The job requires that I talk to dermatologists both on the record and off and, because I’m not there to dump thousands of dollars on hope, many give me the real deal about what’s possible and what’s not. For example, I’ll ask if the newest magic lotion someone’s selling will fix my melting neck skin and they will say “no, it will improve the crepey appearance, maybe” and then they will offer me Botox and filler for my deep horizontal neck bands explaining in a perhaps more revealing tone than they might if I wasn’t a journalist that both have risks (are you willing to roll the dice on even a slight struggle with swallowing for a firm nape? I personally am not!). Then they tell me that I could try Soft Wave or Fraxel treatments as these will soften wrinkles and tighten the whole situation up a bit but really if I want this shit “fixed” I should have a neck lift, which, at this point, I am unwilling to do.

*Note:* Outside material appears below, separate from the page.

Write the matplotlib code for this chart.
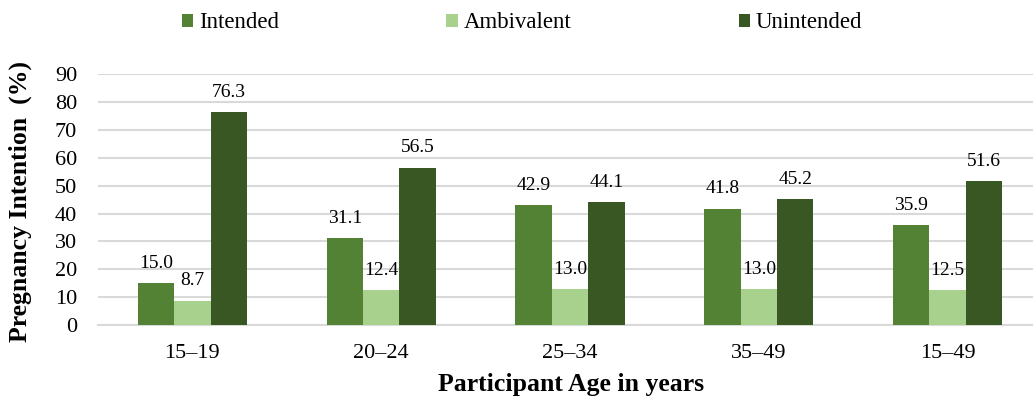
import matplotlib
matplotlib.use("Agg")
import matplotlib.pyplot as plt
import numpy as np

categories = ["15–19", "20–24", "25–34", "35–49", "15–49"]
intended = [15.0, 31.1, 42.9, 41.8, 35.9]
ambivalent = [8.7, 12.4, 13.0, 13.0, 12.5]
unintended = [76.3, 56.5, 44.1, 45.2, 51.6]
series_names = ["Intended", "Ambivalent", "Unintended"]
colors = ["#548235", "#A9D18E", "#385723"]
y_ticks = [0, 10, 20, 30, 40, 50, 60, 70, 80, 90]

plt.rcParams['font.family'] = ['Liberation Serif', 'DejaVu Serif']

W, H = 1033, 403
fig = plt.figure(figsize=(W / 100, H / 100), dpi=100)
left, right = 98, 1042
bottom, top = 325, 74.3
ax = fig.add_axes([left / W, (H - bottom) / H, (right - left) / W, (bottom - top) / H])

x = np.arange(len(categories))
bw = 0.193
for i, (vals, name, c) in enumerate(zip([intended, ambivalent, unintended], series_names, colors)):
    pos = x + (i - 1) * bw
    bars = ax.bar(pos, vals, width=bw, color=c, label=name, zorder=3)
    for b, v in zip(bars, vals):
        ax.annotate(f"{v:.1f}", (b.get_x() + b.get_width() / 2, v),
                    xytext=(0, 11), textcoords="offset points",
                    ha="center", va="baseline", fontsize=14, color="#000000",
                    zorder=5, clip_on=False)

ax.set_xlim(-0.5, len(categories) - 0.5)
ax.set_ylim(0, 90)
ax.set_yticks(y_ticks)
ax.set_xticks(x)
ax.set_xticklabels(categories)
ax.tick_params(axis="both", length=0, labelsize=16, colors="#000000")
ax.tick_params(axis="y", pad=15)
ax.tick_params(axis="x", pad=14)
ax.grid(axis="y", color="#D9D9D9", linewidth=1.5, zorder=0)
ax.set_axisbelow(True)
for s in ["top", "right", "left"]:
    ax.spines[s].set_visible(False)
ax.spines["bottom"].set_color("#D9D9D9")
ax.spines["bottom"].set_linewidth(1.5)

fig.text(20 / W, (H - 201) / H, "Pregnancy Intention  (%)", rotation=90,
         ha="center", va="center", fontsize=18.5, fontweight="bold")
fig.text(571 / W, (H - 385) / H, "Participant Age in years",
         ha="center", va="center", fontsize=18.5, fontweight="bold")

handles, labels = ax.get_legend_handles_labels()
fig.legend(handles, labels, loc="center", bbox_to_anchor=(522 / W, 1 - 23 / H),
           ncol=3, frameon=False, fontsize=16.5, handlelength=0.5, handleheight=0.5,
           handletextpad=0.25, columnspacing=7.3, borderpad=0, borderaxespad=0)

fig.savefig("out.png", dpi=100)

I’m 51 and have struggled (like many/most of us!) with internalized misogyny my entire life. I grew up with an excessively vain, naturally-skinny (but still constantly dieting) mother who considered striving toward a conventional ideal of beauty paramount to most anything else. As an adult, I worked in women’s magazines for nearly a decade. For most of my life, I never felt pretty or thin or even “good” enough. When I look back, I see just how much time I spent obsessing and self flagellating over my appearance. This time, time I’ll never get back, remains one of my life’s deeper regrets.